(Entries taken from a collection)
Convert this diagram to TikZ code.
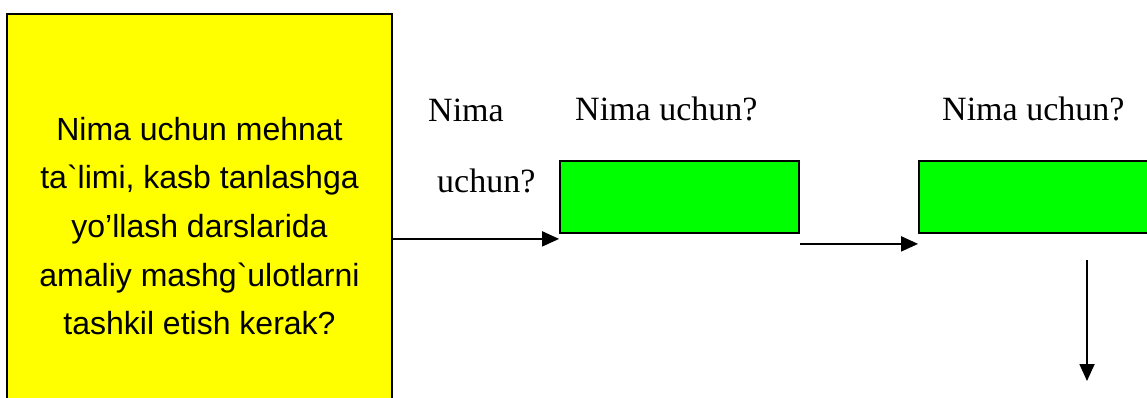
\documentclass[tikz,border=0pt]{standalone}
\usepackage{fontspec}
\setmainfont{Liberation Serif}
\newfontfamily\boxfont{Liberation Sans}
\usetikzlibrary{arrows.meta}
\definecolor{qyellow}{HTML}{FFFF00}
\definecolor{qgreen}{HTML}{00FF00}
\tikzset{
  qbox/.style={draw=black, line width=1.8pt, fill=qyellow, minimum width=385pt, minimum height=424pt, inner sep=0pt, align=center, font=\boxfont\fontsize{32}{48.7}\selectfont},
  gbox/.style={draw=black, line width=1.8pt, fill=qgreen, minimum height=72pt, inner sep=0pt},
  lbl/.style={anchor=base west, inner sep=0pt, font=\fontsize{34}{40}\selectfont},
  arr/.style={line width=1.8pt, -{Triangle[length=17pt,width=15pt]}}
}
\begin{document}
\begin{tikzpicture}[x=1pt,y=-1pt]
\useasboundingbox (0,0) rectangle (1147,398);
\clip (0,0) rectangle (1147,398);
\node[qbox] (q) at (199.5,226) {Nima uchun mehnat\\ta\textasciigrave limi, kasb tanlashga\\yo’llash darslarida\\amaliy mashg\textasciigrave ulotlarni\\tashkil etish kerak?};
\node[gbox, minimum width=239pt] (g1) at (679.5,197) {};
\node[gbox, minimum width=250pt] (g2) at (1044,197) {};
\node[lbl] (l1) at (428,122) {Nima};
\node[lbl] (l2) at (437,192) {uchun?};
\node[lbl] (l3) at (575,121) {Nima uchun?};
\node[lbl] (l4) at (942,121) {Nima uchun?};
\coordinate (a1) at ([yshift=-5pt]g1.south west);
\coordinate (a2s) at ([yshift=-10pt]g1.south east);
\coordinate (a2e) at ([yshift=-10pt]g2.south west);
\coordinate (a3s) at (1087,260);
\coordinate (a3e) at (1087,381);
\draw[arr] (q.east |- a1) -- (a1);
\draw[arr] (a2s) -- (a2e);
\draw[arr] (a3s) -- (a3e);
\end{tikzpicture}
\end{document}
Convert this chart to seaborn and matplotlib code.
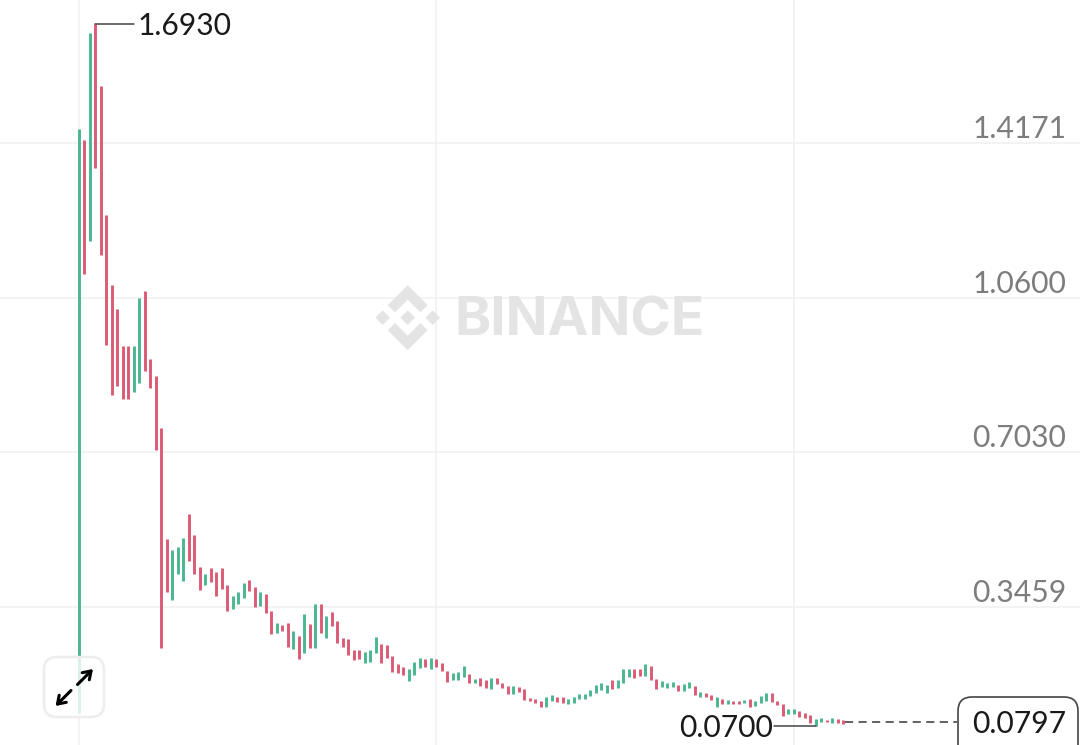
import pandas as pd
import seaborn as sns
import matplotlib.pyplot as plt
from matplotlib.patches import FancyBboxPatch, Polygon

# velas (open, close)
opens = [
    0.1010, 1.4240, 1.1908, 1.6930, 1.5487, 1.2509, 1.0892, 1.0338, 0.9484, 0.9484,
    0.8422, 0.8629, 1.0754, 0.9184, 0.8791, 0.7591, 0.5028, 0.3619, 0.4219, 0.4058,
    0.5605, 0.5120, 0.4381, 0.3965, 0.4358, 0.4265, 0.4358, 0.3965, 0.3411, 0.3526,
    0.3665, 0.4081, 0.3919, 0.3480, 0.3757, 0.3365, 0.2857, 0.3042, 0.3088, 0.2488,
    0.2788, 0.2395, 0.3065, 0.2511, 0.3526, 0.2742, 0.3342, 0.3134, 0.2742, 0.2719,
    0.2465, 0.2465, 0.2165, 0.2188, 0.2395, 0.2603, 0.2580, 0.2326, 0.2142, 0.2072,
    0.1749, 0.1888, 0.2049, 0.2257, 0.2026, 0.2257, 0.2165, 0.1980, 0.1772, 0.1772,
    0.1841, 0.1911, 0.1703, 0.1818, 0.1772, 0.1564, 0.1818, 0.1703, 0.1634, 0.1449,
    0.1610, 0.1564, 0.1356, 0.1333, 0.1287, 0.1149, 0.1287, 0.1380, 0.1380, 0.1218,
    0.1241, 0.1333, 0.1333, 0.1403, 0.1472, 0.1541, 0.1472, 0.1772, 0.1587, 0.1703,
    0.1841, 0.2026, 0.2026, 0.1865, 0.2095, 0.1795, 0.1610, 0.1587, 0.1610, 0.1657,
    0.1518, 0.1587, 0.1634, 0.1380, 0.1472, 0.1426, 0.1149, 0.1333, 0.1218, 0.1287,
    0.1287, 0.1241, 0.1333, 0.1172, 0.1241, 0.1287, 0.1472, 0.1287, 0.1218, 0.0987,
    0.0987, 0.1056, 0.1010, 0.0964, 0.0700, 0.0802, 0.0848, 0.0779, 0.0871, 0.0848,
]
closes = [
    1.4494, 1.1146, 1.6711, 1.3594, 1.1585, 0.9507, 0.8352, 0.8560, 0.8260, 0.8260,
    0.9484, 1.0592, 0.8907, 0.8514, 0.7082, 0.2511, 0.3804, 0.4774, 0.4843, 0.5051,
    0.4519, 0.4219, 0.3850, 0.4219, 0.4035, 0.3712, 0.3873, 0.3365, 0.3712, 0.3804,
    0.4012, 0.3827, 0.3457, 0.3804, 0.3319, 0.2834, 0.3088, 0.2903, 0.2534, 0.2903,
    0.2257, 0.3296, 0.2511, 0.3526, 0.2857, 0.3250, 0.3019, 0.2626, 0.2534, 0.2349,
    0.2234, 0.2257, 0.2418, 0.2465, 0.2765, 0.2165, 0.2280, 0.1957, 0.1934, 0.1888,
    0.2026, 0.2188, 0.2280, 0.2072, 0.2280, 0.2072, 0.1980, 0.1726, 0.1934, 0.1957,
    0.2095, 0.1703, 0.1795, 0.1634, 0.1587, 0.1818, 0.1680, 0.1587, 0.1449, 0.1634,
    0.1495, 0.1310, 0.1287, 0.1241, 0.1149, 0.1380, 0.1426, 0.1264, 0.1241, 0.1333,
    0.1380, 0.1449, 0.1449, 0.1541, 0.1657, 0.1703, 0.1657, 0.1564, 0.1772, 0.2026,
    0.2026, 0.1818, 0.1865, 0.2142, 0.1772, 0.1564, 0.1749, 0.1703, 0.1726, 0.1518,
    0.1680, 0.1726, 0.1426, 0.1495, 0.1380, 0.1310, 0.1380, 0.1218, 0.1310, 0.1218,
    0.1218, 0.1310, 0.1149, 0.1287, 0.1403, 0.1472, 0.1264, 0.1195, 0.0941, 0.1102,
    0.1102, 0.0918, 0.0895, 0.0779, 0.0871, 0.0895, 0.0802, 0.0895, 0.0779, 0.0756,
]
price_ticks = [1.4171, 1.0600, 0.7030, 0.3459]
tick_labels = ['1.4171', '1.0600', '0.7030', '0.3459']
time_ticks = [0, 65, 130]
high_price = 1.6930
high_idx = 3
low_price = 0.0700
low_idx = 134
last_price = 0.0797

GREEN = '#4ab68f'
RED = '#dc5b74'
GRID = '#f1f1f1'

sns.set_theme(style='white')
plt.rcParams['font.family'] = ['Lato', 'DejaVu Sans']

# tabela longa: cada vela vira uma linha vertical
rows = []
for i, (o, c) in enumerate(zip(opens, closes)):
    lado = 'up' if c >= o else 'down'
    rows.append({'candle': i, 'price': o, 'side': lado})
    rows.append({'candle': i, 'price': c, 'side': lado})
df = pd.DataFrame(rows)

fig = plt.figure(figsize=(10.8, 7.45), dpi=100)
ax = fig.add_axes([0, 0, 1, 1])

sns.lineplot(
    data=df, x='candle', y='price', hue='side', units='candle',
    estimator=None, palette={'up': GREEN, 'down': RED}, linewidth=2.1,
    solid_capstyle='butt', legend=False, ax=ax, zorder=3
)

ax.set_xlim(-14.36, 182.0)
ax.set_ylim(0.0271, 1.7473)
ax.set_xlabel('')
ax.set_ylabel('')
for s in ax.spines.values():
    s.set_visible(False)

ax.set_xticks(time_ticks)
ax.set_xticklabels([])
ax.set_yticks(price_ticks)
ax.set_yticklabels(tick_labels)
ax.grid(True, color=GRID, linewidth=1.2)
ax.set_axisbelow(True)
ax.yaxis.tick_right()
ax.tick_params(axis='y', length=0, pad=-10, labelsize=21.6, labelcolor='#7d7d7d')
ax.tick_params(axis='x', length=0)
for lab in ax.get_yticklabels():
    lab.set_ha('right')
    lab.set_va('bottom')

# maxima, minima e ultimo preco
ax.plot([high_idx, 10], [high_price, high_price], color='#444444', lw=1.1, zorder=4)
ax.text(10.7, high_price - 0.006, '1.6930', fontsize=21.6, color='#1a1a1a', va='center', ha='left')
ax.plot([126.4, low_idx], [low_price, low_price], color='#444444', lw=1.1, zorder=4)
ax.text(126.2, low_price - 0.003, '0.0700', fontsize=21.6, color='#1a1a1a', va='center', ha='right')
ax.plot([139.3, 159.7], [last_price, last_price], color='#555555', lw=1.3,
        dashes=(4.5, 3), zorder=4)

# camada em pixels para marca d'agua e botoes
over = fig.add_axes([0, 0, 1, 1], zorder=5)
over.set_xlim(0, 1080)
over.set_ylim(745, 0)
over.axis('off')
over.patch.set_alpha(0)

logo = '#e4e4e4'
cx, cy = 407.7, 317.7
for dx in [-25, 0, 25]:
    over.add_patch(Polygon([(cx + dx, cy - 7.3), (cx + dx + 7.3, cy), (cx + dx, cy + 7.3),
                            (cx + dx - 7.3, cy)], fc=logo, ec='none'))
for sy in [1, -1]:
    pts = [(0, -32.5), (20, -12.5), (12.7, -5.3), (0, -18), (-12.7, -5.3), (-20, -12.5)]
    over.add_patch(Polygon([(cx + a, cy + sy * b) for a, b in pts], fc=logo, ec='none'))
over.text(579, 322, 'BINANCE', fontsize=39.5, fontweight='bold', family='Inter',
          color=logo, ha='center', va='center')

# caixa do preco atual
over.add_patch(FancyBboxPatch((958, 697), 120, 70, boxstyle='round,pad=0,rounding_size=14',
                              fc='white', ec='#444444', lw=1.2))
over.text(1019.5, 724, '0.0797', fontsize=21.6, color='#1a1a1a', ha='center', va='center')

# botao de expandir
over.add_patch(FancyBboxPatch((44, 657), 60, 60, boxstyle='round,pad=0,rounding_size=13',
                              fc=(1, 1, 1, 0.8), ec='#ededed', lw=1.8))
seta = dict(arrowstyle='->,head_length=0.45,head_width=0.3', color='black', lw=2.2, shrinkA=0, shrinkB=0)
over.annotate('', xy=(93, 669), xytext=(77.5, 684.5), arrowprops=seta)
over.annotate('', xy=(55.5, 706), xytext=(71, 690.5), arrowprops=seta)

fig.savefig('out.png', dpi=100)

▶ [GIVEN PROBLEM] Start at the line above containing "Convert this chart" and stop at the line containing "from matplotlib.patches import": print those lines and everything between them exactly, but not the pictures.

▶ [OUTPUT FOR THIS TASK]
Convert this chart to seaborn and matplotlib code.
import pandas as pd
import seaborn as sns
import matplotlib.pyplot as plt
from matplotlib.patches import FancyBboxPatch, Polygon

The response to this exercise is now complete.